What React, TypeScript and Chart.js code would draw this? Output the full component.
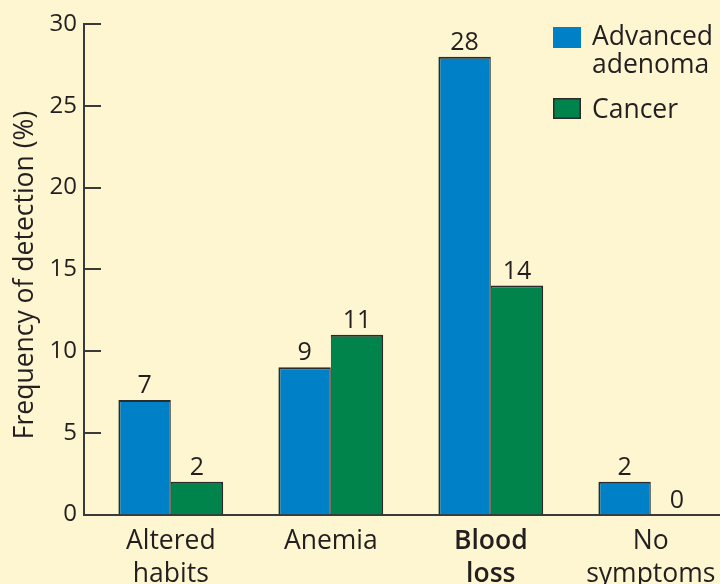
import React, { useEffect, useRef } from "react";
import { Chart, registerables } from "chart.js";

Chart.register(...registerables);

// ---- data ----
const categories: string[][] = [["Altered", "habits"], ["Anemia"], ["Blood", "loss"], ["No", "symptoms"]];
const categoryPositions = [0, 1, 2, 3];
const seriesNames = ["Advanced adenoma", "Cancer"];
const legendLines: string[][] = [["Advanced", "adenoma"], ["Cancer"]];
const advancedAdenoma = [7, 9, 28, 2];
const cancer = [2, 11, 14, 0];
const yTickValues = [0, 5, 10, 15, 20, 25, 30];
const yTitle = "Frequency of detection (%)";
const boldCategory = 2;

// ---- style ----
const BG = "#fef6d0";
const BLUE = "#0080c6";
const GREEN = "#00844c";
const INK = "#231f20";
const EDGE = "#2b2b2b";
const FONT = "'Open Sans', 'Noto Sans', sans-serif";
const TEXT_SIZE = 26.5;

const decorPlugin = {
  id: "decor",
  beforeDraw(chart: any) {
    const { ctx, width, height } = chart;
    ctx.save();
    ctx.fillStyle = BG;
    ctx.fillRect(0, 0, width, height);
    ctx.restore();
  },
  afterDraw(chart: any) {
    const { ctx } = chart;
    const y = chart.scales.y;
    const area = chart.chartArea;
    ctx.save();
    // inward y ticks
    ctx.strokeStyle = "#3a3a3a";
    ctx.lineWidth = 2;
    yTickValues.forEach((v) => {
      const py = Math.round(y.getPixelForValue(v));
      ctx.beginPath();
      ctx.moveTo(area.left, py);
      ctx.lineTo(area.left + 17, py);
      ctx.stroke();
    });
    // value labels
    ctx.fillStyle = INK;
    ctx.font = `25px ${FONT}`;
    ctx.textAlign = "center";
    ctx.textBaseline = "alphabetic";
    chart.data.datasets.forEach((ds: any, di: number) => {
      const meta = chart.getDatasetMeta(di);
      meta.data.forEach((el: any, i: number) => {
        const val = ds.data[i].y;
        ctx.fillText(String(val), el.x, el.y - 7);
      });
    });
    // legend
    const colors = [BLUE, GREEN];
    const boxTops = [27, 98];
    const baselines = [45, 118];
    ctx.font = `${TEXT_SIZE}px ${FONT}`;
    ctx.textAlign = "left";
    legendLines.forEach((lines, i) => {
      ctx.fillStyle = colors[i];
      ctx.fillRect(553, boxTops[i], 28, 21);
      if (i === 1) {
        ctx.strokeStyle = EDGE;
        ctx.lineWidth = 1.5;
        ctx.strokeRect(553.75, boxTops[i] + 0.75, 26.5, 19.5);
      }
      ctx.fillStyle = INK;
      lines.forEach((t, li) => {
        ctx.fillText(t, 592, baselines[i] + li * 28);
      });
    });
    // y title
    ctx.translate(33, 275);
    ctx.rotate(-Math.PI / 2);
    ctx.textAlign = "center";
    ctx.font = `${TEXT_SIZE}px ${FONT}`;
    ctx.fillText(yTitle, 0, 0);
    ctx.restore();
  },
};

export default function App() {
  const ref = useRef<HTMLCanvasElement | null>(null);
  useEffect(() => {
    if (!ref.current) return;
    const mk = (vals: number[]) => categoryPositions.map((x, i) => ({ x, y: vals[i] }));
    const chart = new Chart(ref.current, {
      type: "bar",
      data: {
        datasets: [
          {
            label: seriesNames[0],
            data: mk(advancedAdenoma),
            backgroundColor: BLUE,
            borderColor: EDGE,
            borderWidth: { top: 2, left: 2, right: 1, bottom: 0 },
            borderSkipped: false,
            categoryPercentage: 0.655,
            barPercentage: 1,
          },
          {
            label: seriesNames[1],
            data: mk(cancer),
            backgroundColor: GREEN,
            borderColor: EDGE,
            borderWidth: (c: any) =>
              c.raw && c.raw.y === 0 ? 0 : { top: 2, left: 1, right: 2, bottom: 0 },
            borderSkipped: false,
            categoryPercentage: 0.655,
            barPercentage: 1,
          },
        ] as any,
      },
      options: {
        responsive: false,
        animation: false,
        devicePixelRatio: 1,
        layout: { padding: { top: 24, left: 0, right: 0, bottom: 0 } },
        plugins: { legend: { display: false }, tooltip: { enabled: false } },
        scales: {
          x: {
            type: "linear",
            offset: false,
            min: -0.5425,
            max: 3.4325,
            z: 1,
            grid: { display: false, drawTicks: false, offset: false },
            border: { display: true, color: "#3a3a3a", width: 2 },
            afterBuildTicks: (s: any) => {
              s.ticks = categoryPositions.map((v) => ({ value: v }));
            },
            afterFit: (s: any) => {
              s.height = 69.5;
              s.paddingLeft = 0;
              s.paddingRight = 0;
            },
            ticks: {
              padding: 10,
              autoSkip: false,
              maxRotation: 0,
              minRotation: 0,
              color: INK,
              font: (c: any) => ({
                family: FONT,
                size: TEXT_SIZE,
                lineHeight: 1.26,
                weight: c.tick && c.tick.value === boldCategory ? "600" : "normal",
              }),
              callback: (v: any) => categories[Math.round(v)] ?? "",
            },
          },
          y: {
            min: 0,
            max: 30,
            z: 1,
            grid: { display: false, drawTicks: false },
            border: { display: true, color: "#3a3a3a", width: 2 },
            afterBuildTicks: (s: any) => {
              s.ticks = yTickValues.map((v) => ({ value: v }));
            },
            afterFit: (s: any) => {
              s.width = 84;
            },
            ticks: {
              padding: 7,
              color: INK,
              font: { family: FONT, size: 24 },
            },
          },
        },
      },
      plugins: [decorPlugin],
    } as any);
    return () => chart.destroy();
  }, []);
  return (
    <div style={{ position: "fixed", left: 0, top: 0, width: 720, height: 584, overflow: "hidden", background: BG }}>
      <canvas ref={ref} width={720} height={584} style={{ display: "block" }} />
    </div>
  );
}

----

### YOUR INSTRUCTIONS
Return a copy of every line that includes the word "React".

### COMPLETED EXERCISE
What React, TypeScript and Chart.js code would draw this? Output the full component.
import React, { useEffect, useRef } from "react";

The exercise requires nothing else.